— start —
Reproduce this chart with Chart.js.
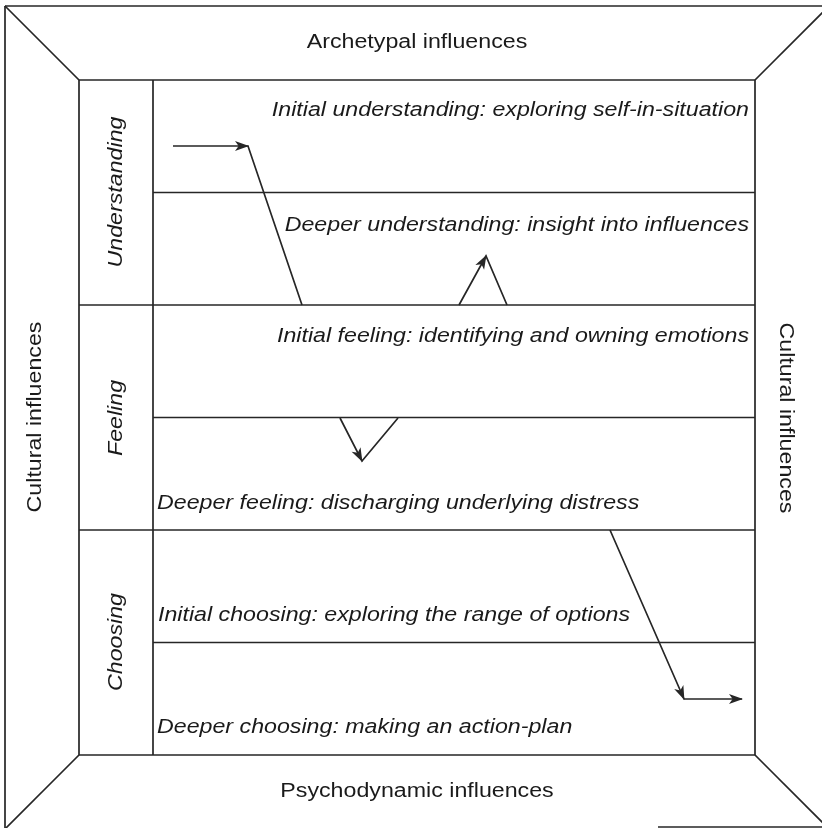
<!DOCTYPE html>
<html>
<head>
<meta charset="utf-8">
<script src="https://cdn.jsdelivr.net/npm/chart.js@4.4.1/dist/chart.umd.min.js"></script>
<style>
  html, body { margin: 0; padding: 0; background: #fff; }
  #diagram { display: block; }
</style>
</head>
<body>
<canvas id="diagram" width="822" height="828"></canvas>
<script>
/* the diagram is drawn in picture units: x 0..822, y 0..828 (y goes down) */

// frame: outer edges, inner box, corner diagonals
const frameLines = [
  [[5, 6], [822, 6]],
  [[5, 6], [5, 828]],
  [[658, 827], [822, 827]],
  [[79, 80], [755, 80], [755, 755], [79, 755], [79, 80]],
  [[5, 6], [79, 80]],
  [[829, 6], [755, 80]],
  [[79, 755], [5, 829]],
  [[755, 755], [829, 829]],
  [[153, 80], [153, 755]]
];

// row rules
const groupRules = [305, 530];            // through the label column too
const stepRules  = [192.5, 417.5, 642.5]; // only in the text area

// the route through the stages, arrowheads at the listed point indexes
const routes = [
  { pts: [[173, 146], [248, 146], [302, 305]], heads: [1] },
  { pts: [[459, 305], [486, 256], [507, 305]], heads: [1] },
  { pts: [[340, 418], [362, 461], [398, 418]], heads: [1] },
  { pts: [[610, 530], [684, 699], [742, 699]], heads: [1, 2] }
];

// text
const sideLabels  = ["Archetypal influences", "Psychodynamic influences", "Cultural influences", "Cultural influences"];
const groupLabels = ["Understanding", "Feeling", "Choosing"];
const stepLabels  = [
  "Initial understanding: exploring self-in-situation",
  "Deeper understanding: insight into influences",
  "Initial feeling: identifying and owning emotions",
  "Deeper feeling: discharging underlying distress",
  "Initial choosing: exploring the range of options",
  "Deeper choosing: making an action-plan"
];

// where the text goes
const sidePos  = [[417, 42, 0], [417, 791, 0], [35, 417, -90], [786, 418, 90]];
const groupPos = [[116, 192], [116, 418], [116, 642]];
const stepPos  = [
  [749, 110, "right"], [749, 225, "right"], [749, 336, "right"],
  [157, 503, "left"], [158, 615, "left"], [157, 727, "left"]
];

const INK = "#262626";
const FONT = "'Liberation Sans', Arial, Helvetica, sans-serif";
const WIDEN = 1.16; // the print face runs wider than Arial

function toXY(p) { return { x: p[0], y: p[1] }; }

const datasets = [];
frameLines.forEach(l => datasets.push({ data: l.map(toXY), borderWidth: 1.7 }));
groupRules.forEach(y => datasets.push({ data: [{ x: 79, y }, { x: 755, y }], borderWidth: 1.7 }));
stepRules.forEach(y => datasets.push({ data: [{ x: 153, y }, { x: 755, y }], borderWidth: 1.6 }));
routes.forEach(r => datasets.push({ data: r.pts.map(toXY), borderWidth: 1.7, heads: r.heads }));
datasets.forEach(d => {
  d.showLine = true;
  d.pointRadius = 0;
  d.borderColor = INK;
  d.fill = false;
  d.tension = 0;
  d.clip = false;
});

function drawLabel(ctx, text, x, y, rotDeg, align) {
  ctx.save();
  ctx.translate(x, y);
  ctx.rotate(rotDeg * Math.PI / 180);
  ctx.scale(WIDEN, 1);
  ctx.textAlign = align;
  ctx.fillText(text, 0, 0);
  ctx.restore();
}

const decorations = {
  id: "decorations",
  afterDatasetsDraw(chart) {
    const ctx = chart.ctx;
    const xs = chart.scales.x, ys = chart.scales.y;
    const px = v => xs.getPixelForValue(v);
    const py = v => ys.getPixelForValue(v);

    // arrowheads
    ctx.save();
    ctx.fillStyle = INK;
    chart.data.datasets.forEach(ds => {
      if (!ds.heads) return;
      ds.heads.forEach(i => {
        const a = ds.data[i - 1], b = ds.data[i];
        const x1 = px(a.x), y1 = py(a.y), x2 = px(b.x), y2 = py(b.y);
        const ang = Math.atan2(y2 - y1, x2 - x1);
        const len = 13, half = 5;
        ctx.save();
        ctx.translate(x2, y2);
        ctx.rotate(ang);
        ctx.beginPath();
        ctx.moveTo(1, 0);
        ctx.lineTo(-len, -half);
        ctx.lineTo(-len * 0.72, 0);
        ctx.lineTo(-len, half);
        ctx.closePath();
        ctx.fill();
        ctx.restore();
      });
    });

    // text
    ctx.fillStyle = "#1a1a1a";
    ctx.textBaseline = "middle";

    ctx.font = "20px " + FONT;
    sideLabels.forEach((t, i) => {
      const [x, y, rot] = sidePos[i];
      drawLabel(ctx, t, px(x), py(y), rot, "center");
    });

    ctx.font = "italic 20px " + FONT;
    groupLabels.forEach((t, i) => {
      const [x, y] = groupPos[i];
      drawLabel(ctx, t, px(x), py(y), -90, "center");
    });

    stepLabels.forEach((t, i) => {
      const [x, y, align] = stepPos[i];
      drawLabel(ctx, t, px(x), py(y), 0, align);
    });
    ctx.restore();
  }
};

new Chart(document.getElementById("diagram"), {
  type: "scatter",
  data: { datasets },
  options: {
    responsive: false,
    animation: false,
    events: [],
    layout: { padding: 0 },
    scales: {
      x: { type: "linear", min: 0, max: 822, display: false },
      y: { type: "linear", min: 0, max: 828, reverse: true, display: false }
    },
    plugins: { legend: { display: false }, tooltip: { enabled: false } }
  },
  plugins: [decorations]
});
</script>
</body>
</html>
— end —
■ Aim: All of the material above should be reproduced exactly, except the pictures.

■ Reply:
Reproduce this chart with Chart.js.
<!DOCTYPE html>
<html>
<head>
<meta charset="utf-8">
<script src="https://cdn.jsdelivr.net/npm/chart.js@4.4.1/dist/chart.umd.min.js"></script>
<style>
  html, body { margin: 0; padding: 0; background: #fff; }
  #diagram { display: block; }
</style>
</head>
<body>
<canvas id="diagram" width="822" height="828"></canvas>
<script>
/* the diagram is drawn in picture units: x 0..822, y 0..828 (y goes down) */

// frame: outer edges, inner box, corner diagonals
const frameLines = [
  [[5, 6], [822, 6]],
  [[5, 6], [5, 828]],
  [[658, 827], [822, 827]],
  [[79, 80], [755, 80], [755, 755], [79, 755], [79, 80]],
  [[5, 6], [79, 80]],
  [[829, 6], [755, 80]],
  [[79, 755], [5, 829]],
  [[755, 755], [829, 829]],
  [[153, 80], [153, 755]]
];

// row rules
const groupRules = [305, 530];            // through the label column too
const stepRules  = [192.5, 417.5, 642.5]; // only in the text area

// the route through the stages, arrowheads at the listed point indexes
const routes = [
  { pts: [[173, 146], [248, 146], [302, 305]], heads: [1] },
  { pts: [[459, 305], [486, 256], [507, 305]], heads: [1] },
  { pts: [[340, 418], [362, 461], [398, 418]], heads: [1] },
  { pts: [[610, 530], [684, 699], [742, 699]], heads: [1, 2] }
];

// text
const sideLabels  = ["Archetypal influences", "Psychodynamic influences", "Cultural influences", "Cultural influences"];
const groupLabels = ["Understanding", "Feeling", "Choosing"];
const stepLabels  = [
  "Initial understanding: exploring self-in-situation",
  "Deeper understanding: insight into influences",
  "Initial feeling: identifying and owning emotions",
  "Deeper feeling: discharging underlying distress",
  "Initial choosing: exploring the range of options",
  "Deeper choosing: making an action-plan"
];

// where the text goes
const sidePos  = [[417, 42, 0], [417, 791, 0], [35, 417, -90], [786, 418, 90]];
const groupPos = [[116, 192], [116, 418], [116, 642]];
const stepPos  = [
  [749, 110, "right"], [749, 225, "right"], [749, 336, "right"],
  [157, 503, "left"], [158, 615, "left"], [157, 727, "left"]
];

const INK = "#262626";
const FONT = "'Liberation Sans', Arial, Helvetica, sans-serif";
const WIDEN = 1.16; // the print face runs wider than Arial

function toXY(p) { return { x: p[0], y: p[1] }; }

const datasets = [];
frameLines.forEach(l => datasets.push({ data: l.map(toXY), borderWidth: 1.7 }));
groupRules.forEach(y => datasets.push({ data: [{ x: 79, y }, { x: 755, y }], borderWidth: 1.7 }));
stepRules.forEach(y => datasets.push({ data: [{ x: 153, y }, { x: 755, y }], borderWidth: 1.6 }));
routes.forEach(r => datasets.push({ data: r.pts.map(toXY), borderWidth: 1.7, heads: r.heads }));
datasets.forEach(d => {
  d.showLine = true;
  d.pointRadius = 0;
  d.borderColor = INK;
  d.fill = false;
  d.tension = 0;
  d.clip = false;
});

function drawLabel(ctx, text, x, y, rotDeg, align) {
  ctx.save();
  ctx.translate(x, y);
  ctx.rotate(rotDeg * Math.PI / 180);
  ctx.scale(WIDEN, 1);
  ctx.textAlign = align;
  ctx.fillText(text, 0, 0);
  ctx.restore();
}

const decorations = {
  id: "decorations",
  afterDatasetsDraw(chart) {
    const ctx = chart.ctx;
    const xs = chart.scales.x, ys = chart.scales.y;
    const px = v => xs.getPixelForValue(v);
    const py = v => ys.getPixelForValue(v);

    // arrowheads
    ctx.save();
    ctx.fillStyle = INK;
    chart.data.datasets.forEach(ds => {
      if (!ds.heads) return;
      ds.heads.forEach(i => {
        const a = ds.data[i - 1], b = ds.data[i];
        const x1 = px(a.x), y1 = py(a.y), x2 = px(b.x), y2 = py(b.y);
        const ang = Math.atan2(y2 - y1, x2 - x1);
        const len = 13, half = 5;
        ctx.save();
        ctx.translate(x2, y2);
        ctx.rotate(ang);
        ctx.beginPath();
        ctx.moveTo(1, 0);
        ctx.lineTo(-len, -half);
        ctx.lineTo(-len * 0.72, 0);
        ctx.lineTo(-len, half);
        ctx.closePath();
        ctx.fill();
        ctx.restore();
      });
    });

    // text
    ctx.fillStyle = "#1a1a1a";
    ctx.textBaseline = "middle";

    ctx.font = "20px " + FONT;
    sideLabels.forEach((t, i) => {
      const [x, y, rot] = sidePos[i];
      drawLabel(ctx, t, px(x), py(y), rot, "center");
    });

    ctx.font = "italic 20px " + FONT;
    groupLabels.forEach((t, i) => {
      const [x, y] = groupPos[i];
      drawLabel(ctx, t, px(x), py(y), -90, "center");
    });

    stepLabels.forEach((t, i) => {
      const [x, y, align] = stepPos[i];
      drawLabel(ctx, t, px(x), py(y), 0, align);
    });
    ctx.restore();
  }
};

new Chart(document.getElementById("diagram"), {
  type: "scatter",
  data: { datasets },
  options: {
    responsive: false,
    animation: false,
    events: [],
    layout: { padding: 0 },
    scales: {
      x: { type: "linear", min: 0, max: 822, display: false },
      y: { type: "linear", min: 0, max: 828, reverse: true, display: false }
    },
    plugins: { legend: { display: false }, tooltip: { enabled: false } }
  },
  plugins: [decorations]
});
</script>
</body>
</html>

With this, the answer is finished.